Maus et le rapport au dessin

Maus d'Art Spiegelman constitue à bien des égards un tournant, en premier lieu dans la bande dessinée. La parution en album en 1986 du premier volume, Maus. A Survivor's Tale23, s'inscrit dans un moment charnière de la bande dessinée, auquel il participe. Jusque-là considérée comme étant très largement anecdotique, pour ne pas dire négligeable, simpliste et réservée en premier lieu à un public enfantin ou adolescent, la perception de la bande dessinée se transforme à la suite de la publication de plusieurs éuvres au propos politique assumé, comme Batman: The Dark Knight Returns de Frank Miller24 et Watchmen d'Alan Moore et Dave Gibbons25, qui parachèvent un mouvement entamé dans les années 1970. Le choix fait par Art Spiegelman de recourir au dessin et d'utiliser un médium alors passablement méprisé [End Page 246] pour narrer la biographie d'un rescapé de la Shoah, son père, se heurte en outre à un ensemble de débats, qui aujourd'hui ont perdu en intensité, sur l'irreprésentabilité de la Shoah. Les critiques dans ce domaine n'ont d'ailleurs pas manqué, notamment autour du recours à l'anthropomorphisme pour représenter les acteurs du récit26.

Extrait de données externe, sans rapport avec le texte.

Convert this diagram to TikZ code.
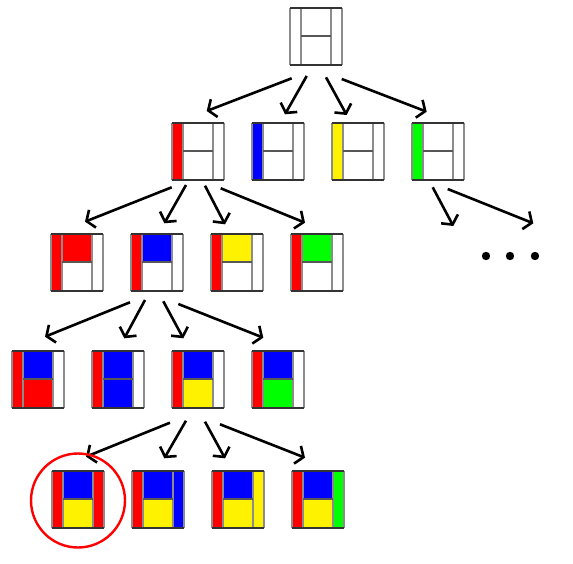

Cette dimension constitue d'ailleurs un point saillant. Dans la New York Times Book Review, Maus fut initialement classé comme best-seller dans la catégorie « fiction », ce qui entraîna un courrier de protestation de la part de Spiegelman, soulignant que les négationnistes seraient ravis d'apprendre que ce récit relève de la fiction27. L'ouvrage fut alors déplacé dans la catégorie « non-fiction ». Cet épisode permet d'interroger le rapport généralement entretenu au dessin. Alors qu'il s'agit d'une biographie, dans laquelle les faits, les lieux ou encore les noms sont tous conformes à la réalité, le simple fait d'avoir affublé les personnages de têtes d'animaux confère pour certains à Maus une dimension fictionnelle. Ce type de réaction, que l'on trouve encore plus de vingt ans après la publication du premier volume, souligne que le dispositif narratif choisi peut être perçu comme une déformation de la réalité et non un choix narratif, mise en scène permettant de rapporter la réalité. Ceci est d'autant plus frappant que de telles préventions sont en règle générale absentes face au récit écrit ou filmé, pour lesquels la question des mises en récit et en scène n'est pas interrogée. Maus annonce sa mise en scène par un moyen immédiatement visible par le lecteur, ce qui n'est pas le cas d'un film ou d'un écrit.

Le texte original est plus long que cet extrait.